# [Records for the task]
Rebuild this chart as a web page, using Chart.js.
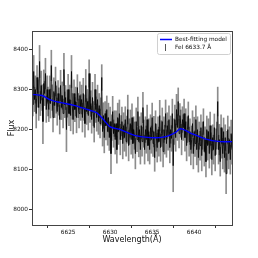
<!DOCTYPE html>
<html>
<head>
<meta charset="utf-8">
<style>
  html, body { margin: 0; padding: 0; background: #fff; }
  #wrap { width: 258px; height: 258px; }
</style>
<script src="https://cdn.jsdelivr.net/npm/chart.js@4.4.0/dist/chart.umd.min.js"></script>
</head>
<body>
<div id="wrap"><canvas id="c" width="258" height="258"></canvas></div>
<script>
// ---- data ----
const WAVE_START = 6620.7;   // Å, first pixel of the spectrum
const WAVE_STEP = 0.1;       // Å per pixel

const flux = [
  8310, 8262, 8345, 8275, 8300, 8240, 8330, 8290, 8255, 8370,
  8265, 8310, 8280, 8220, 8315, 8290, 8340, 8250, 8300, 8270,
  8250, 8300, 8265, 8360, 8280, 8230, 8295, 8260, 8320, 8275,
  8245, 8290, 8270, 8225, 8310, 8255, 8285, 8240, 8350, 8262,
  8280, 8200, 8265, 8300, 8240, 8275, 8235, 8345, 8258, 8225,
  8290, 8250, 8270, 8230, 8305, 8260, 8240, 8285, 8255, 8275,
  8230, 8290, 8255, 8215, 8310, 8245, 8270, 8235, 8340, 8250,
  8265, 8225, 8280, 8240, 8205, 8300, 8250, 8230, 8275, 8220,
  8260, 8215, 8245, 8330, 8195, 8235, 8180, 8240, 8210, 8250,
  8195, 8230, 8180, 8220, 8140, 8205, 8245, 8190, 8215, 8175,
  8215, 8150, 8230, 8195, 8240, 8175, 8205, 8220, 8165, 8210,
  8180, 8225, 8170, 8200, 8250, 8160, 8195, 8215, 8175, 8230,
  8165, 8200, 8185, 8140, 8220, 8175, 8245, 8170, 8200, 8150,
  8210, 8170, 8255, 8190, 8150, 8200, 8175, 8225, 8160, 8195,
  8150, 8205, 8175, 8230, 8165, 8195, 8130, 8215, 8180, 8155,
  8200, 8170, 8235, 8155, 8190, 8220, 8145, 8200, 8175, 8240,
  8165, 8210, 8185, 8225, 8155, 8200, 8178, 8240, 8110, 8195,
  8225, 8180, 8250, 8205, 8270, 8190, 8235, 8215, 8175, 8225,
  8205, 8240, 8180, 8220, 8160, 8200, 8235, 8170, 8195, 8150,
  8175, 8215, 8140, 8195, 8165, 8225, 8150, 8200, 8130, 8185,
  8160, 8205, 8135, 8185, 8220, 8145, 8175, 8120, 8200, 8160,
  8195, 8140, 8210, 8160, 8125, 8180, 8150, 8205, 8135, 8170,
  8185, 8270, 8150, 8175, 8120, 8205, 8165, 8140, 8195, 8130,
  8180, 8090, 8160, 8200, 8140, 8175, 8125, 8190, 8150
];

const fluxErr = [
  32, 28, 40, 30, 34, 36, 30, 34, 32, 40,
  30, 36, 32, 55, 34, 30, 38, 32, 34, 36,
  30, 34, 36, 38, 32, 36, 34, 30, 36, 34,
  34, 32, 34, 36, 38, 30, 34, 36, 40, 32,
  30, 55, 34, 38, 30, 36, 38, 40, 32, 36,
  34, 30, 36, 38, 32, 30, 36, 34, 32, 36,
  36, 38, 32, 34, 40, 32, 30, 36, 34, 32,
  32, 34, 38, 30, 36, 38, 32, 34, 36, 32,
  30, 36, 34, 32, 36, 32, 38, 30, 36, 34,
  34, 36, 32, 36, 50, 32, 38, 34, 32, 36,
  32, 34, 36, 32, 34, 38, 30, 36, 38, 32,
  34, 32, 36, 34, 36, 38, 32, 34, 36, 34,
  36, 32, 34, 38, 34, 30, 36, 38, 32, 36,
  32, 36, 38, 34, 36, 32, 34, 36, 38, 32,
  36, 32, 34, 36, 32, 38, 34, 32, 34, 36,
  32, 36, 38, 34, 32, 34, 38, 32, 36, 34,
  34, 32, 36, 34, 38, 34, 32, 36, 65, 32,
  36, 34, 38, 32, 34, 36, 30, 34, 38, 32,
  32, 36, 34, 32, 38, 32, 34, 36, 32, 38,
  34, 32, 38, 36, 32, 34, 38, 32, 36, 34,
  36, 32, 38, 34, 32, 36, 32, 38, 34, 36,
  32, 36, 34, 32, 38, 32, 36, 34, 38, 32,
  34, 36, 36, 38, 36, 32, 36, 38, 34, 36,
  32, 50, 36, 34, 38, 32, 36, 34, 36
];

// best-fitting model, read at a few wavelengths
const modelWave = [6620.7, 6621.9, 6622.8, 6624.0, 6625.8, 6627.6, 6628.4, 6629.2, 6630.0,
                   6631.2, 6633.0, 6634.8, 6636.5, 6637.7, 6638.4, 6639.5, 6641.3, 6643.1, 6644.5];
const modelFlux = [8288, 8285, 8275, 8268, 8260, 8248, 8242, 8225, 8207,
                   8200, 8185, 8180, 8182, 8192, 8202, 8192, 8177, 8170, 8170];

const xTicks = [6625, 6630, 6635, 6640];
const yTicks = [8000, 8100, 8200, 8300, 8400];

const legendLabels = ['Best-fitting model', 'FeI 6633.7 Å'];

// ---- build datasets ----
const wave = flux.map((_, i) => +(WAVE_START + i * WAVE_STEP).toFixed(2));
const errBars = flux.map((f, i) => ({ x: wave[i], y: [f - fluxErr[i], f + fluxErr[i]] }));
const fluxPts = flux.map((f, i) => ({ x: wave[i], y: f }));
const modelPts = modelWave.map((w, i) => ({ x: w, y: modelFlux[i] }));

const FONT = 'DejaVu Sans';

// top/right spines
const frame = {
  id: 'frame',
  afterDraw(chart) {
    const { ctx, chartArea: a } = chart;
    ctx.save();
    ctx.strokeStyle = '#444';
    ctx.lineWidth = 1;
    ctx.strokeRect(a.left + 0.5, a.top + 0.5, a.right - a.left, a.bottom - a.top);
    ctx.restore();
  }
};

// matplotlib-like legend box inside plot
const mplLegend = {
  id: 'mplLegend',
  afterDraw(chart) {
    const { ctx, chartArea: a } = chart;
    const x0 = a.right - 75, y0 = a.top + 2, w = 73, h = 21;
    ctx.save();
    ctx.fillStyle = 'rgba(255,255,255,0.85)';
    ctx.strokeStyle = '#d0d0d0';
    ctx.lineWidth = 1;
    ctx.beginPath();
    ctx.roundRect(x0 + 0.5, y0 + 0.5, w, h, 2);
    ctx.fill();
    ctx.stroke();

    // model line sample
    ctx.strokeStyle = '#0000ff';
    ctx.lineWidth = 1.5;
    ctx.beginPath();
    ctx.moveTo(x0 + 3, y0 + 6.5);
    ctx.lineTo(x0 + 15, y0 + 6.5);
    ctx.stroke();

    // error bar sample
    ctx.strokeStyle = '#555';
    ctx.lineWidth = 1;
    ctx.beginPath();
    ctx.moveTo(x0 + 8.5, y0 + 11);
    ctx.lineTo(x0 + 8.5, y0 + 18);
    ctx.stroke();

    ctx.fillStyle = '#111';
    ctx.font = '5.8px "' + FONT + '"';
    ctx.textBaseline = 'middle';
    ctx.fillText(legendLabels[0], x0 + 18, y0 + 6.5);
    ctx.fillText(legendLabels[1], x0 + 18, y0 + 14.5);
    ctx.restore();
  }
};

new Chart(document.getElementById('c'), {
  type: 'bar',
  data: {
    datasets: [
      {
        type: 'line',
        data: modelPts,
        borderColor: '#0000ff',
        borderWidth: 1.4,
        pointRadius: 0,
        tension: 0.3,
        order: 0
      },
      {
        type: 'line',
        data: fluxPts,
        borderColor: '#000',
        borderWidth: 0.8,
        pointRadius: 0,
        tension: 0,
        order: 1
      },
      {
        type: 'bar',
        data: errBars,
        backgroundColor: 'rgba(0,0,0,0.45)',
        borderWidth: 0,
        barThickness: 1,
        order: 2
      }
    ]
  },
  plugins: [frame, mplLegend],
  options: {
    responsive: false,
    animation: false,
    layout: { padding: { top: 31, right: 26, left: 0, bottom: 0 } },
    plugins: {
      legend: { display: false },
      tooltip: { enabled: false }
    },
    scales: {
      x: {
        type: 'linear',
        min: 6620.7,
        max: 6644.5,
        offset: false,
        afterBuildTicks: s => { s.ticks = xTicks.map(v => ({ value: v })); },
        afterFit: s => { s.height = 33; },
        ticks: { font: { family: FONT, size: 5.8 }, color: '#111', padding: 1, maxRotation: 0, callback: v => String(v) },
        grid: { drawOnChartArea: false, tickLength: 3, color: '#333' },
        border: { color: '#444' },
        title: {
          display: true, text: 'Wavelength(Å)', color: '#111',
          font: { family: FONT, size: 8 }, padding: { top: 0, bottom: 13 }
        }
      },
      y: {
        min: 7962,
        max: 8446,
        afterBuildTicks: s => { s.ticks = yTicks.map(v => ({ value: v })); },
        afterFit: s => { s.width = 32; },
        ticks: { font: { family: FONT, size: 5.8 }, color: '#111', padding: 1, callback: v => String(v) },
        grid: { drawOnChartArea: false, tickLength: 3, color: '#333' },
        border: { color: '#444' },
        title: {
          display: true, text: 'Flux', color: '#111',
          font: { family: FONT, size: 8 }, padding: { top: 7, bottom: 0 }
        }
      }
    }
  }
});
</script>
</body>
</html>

...

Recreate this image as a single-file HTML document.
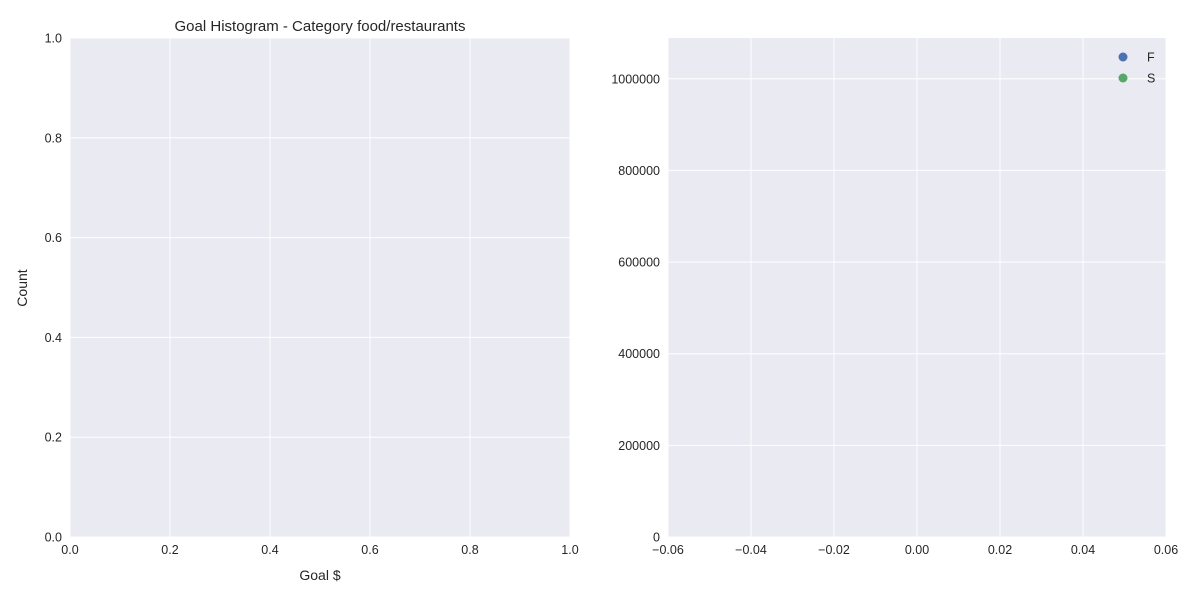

* * *

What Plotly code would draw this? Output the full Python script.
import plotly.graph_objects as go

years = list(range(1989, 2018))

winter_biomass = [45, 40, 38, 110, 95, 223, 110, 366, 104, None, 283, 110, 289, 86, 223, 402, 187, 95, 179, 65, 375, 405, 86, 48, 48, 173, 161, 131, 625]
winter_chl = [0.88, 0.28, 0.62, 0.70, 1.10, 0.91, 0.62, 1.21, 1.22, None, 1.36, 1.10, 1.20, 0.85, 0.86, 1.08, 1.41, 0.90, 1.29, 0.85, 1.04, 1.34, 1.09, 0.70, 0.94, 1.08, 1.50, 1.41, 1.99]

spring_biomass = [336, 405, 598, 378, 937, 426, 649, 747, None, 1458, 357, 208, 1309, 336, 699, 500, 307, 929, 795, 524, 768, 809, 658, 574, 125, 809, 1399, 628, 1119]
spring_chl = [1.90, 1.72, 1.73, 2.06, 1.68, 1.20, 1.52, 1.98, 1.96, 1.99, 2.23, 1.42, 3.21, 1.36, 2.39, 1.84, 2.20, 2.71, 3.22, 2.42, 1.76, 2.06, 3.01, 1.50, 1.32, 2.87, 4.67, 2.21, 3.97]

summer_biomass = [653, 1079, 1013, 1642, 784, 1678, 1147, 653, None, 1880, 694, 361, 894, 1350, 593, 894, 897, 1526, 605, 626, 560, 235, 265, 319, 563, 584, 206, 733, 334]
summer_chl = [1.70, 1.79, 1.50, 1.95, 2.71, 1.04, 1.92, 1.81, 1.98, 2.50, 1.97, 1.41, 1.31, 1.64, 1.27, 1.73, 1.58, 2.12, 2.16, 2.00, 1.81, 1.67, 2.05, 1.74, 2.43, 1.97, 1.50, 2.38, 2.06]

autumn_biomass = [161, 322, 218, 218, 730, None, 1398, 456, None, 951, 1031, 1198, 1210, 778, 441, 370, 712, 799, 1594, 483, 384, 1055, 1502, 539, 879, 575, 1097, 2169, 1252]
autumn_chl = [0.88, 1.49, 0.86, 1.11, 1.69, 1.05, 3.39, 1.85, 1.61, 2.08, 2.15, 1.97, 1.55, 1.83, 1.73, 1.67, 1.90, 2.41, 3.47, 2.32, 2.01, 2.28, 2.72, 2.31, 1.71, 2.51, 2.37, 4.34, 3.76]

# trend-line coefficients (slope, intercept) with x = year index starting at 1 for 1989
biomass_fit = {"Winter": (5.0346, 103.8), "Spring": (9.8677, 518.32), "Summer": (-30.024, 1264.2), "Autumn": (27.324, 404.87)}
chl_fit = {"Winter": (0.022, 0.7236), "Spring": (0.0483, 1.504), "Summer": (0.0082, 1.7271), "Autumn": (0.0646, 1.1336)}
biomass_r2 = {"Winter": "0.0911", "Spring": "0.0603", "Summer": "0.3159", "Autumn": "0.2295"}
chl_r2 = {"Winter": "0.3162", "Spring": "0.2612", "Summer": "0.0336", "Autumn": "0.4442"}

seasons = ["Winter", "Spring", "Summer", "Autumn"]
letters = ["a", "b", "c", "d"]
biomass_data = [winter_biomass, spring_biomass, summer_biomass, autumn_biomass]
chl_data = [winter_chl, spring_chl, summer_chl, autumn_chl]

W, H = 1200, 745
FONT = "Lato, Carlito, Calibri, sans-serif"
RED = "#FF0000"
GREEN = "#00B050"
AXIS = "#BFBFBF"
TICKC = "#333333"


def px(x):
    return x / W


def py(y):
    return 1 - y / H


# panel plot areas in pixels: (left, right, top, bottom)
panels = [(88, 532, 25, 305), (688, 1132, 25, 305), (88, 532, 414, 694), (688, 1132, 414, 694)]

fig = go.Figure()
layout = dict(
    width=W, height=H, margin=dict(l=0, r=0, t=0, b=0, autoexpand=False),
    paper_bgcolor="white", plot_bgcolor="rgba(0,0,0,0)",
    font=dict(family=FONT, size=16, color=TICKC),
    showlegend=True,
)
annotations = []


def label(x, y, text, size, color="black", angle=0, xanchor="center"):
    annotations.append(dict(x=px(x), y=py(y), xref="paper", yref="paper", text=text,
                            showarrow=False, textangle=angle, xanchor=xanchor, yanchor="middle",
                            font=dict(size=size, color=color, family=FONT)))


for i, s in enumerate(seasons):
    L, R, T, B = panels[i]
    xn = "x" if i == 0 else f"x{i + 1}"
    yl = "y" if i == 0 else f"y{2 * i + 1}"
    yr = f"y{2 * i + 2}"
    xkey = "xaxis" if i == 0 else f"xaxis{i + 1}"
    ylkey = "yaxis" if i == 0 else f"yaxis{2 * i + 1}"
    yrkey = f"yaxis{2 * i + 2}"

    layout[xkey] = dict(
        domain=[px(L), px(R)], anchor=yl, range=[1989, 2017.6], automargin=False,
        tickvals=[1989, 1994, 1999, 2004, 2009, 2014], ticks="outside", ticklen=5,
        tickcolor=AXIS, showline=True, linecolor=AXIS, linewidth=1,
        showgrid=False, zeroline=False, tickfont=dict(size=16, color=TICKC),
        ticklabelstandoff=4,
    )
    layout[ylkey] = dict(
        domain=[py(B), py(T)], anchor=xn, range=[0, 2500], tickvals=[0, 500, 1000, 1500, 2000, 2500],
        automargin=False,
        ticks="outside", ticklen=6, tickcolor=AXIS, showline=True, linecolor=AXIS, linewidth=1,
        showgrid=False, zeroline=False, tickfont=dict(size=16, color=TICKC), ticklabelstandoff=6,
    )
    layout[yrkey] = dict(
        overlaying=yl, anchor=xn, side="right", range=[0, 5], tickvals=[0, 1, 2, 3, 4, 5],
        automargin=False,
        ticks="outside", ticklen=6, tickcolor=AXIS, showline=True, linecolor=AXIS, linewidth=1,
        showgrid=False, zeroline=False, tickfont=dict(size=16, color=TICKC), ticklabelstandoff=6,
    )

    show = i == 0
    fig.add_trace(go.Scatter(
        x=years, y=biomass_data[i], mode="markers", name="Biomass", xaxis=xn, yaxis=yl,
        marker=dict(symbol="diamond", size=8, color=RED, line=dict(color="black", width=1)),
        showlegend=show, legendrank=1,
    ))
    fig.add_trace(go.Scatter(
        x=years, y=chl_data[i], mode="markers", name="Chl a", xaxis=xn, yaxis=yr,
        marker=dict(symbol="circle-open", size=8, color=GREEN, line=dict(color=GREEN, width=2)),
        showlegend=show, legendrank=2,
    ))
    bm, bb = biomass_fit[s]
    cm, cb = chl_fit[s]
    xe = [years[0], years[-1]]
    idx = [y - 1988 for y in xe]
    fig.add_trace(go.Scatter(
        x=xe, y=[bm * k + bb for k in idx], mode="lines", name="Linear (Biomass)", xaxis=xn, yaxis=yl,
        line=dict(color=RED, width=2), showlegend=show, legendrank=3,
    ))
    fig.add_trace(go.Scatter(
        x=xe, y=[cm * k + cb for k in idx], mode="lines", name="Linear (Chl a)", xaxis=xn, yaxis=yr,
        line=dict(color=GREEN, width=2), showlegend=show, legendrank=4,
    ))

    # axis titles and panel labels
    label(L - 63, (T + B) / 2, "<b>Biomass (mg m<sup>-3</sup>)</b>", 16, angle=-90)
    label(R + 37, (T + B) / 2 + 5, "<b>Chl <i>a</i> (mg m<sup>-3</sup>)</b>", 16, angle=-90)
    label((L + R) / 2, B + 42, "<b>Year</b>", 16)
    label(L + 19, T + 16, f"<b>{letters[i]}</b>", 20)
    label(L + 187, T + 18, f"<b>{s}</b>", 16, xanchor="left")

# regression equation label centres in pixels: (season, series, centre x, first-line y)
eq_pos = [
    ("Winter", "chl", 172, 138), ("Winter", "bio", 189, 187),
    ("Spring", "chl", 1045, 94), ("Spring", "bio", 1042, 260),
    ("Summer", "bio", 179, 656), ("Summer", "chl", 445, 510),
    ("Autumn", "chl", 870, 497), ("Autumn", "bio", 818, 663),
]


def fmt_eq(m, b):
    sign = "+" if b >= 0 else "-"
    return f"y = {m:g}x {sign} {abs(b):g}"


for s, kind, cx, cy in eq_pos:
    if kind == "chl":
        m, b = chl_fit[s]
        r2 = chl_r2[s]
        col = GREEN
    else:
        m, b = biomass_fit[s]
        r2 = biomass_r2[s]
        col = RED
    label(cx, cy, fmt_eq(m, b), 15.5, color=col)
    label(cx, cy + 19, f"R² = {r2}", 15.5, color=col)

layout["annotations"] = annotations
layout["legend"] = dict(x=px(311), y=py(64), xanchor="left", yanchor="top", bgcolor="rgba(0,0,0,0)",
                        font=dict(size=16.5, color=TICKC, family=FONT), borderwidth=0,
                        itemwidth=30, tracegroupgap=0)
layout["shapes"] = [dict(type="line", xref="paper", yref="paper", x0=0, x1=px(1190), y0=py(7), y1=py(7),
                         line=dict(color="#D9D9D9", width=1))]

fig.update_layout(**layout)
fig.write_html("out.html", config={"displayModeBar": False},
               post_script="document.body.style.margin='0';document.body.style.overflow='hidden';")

# [Task description]
Return every line containing "document".

# [Solution to the problem]
new Chart(document.getElementById('c'), {
Recreate this image as a single-file HTML document.
               post_script="document.body.style.margin='0';document.body.style.overflow='hidden';")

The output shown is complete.